23 years after being abducted on his way to kindergarten, one lost boy has finally made his way back home with the help of Google Maps.
Luo Gang, originally from China's Sichuan province, was kidnapped at the age of 5 and taken to the southeastern province of Fujian, nearly 1,000 miles away.
After being abandoned there, Luo was adopted by a family that loved him as their own, and Luo's birth parents eventually gave up their search and adopted a daughter.
But Luo refused to abandon hope of ever finding his biological mother and father.
"Everyday before I went to bed, I forced myself to re-live the life spent in my old home," he told a Fujian news outlet. "So I wouldn’t forget."
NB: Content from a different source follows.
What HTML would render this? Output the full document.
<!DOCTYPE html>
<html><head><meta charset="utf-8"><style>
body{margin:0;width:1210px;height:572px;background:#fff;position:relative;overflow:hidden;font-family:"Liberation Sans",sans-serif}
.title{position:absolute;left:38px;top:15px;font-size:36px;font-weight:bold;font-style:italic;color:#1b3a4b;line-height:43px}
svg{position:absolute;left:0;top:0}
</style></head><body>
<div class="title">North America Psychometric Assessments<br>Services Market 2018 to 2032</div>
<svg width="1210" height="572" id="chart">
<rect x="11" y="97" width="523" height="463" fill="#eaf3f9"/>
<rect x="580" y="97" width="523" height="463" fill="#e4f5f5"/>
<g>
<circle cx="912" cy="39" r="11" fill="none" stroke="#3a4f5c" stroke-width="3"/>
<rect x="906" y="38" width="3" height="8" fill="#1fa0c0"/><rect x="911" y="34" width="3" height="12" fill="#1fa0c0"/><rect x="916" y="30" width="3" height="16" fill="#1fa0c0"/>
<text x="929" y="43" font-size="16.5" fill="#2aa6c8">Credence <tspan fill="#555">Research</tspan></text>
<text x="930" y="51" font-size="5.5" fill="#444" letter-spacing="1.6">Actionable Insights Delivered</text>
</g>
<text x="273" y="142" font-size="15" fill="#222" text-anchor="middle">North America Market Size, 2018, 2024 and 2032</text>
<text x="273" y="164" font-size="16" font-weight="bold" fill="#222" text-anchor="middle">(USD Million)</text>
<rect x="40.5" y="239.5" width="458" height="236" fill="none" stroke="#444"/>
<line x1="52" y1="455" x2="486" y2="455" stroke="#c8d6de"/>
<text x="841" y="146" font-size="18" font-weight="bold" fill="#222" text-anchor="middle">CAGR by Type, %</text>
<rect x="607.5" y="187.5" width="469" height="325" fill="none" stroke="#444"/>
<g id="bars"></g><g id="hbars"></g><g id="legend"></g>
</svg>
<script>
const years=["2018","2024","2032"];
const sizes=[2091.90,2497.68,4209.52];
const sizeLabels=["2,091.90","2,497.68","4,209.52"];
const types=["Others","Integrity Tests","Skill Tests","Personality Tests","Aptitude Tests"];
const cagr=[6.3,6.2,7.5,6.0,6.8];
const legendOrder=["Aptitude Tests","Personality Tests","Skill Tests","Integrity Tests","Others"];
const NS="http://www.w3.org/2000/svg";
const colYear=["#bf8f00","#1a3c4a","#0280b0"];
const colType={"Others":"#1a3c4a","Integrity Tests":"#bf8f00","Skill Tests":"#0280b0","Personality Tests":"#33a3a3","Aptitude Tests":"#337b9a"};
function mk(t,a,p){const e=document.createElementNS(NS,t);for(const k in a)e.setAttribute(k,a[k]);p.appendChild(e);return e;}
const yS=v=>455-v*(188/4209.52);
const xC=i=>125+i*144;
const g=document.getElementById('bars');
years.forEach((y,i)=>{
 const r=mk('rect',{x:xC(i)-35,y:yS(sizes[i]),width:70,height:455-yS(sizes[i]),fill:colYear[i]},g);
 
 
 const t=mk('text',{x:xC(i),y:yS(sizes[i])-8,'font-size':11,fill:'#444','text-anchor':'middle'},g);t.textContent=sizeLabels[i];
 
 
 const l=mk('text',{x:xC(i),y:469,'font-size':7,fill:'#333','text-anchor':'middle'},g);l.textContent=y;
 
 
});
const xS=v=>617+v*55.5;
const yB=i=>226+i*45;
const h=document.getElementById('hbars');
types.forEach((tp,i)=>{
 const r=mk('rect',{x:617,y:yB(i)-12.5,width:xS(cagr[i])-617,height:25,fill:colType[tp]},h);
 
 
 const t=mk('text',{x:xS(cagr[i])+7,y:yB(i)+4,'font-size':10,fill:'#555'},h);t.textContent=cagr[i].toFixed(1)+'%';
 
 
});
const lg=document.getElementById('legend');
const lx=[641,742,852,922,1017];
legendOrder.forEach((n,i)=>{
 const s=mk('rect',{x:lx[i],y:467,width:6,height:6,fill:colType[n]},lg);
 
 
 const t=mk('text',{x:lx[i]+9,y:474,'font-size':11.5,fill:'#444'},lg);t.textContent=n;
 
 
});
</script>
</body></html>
Nearly a quarter-century later, his persistence finally paid off.
After posting what little he remembered of his hometown — a crude map with two bridges — to a Chinese website dedicated to "bringing lost babies home," Luo was informed that a couple who reported their son abducted 23 years ago lived in a small town in Sichuan matching the description he provided.
The South China Morning Post reports on what happened next:
Luo searched for pictures of the Sichuan town and found they looked familiar to him. To confirm his suspicions, he turned to the satellite version Google Maps. The minute he zoomed in on an area called “Yaojiaba” near the Sichuan town, Luo recognised the two bridges.
“That’s it! That’s my home,” shouted Luo, in tears.
Not long after, Luo — whose given name, it turns out, is Huang Jun — was finally reunited with his birth parents, Huang Qingyong and Dai Jianfang.
"I felt heartbroken," Luo's mother is quoted as saying. "I couldn't eat or sleep and I cried every day thinking my son was missing and didn't have enough food or clothes out there."
The Daily Telegraph cites the China Daily as reporting that some 76,000 Chinese children go missing each year, with as many as one million currently listed as lost.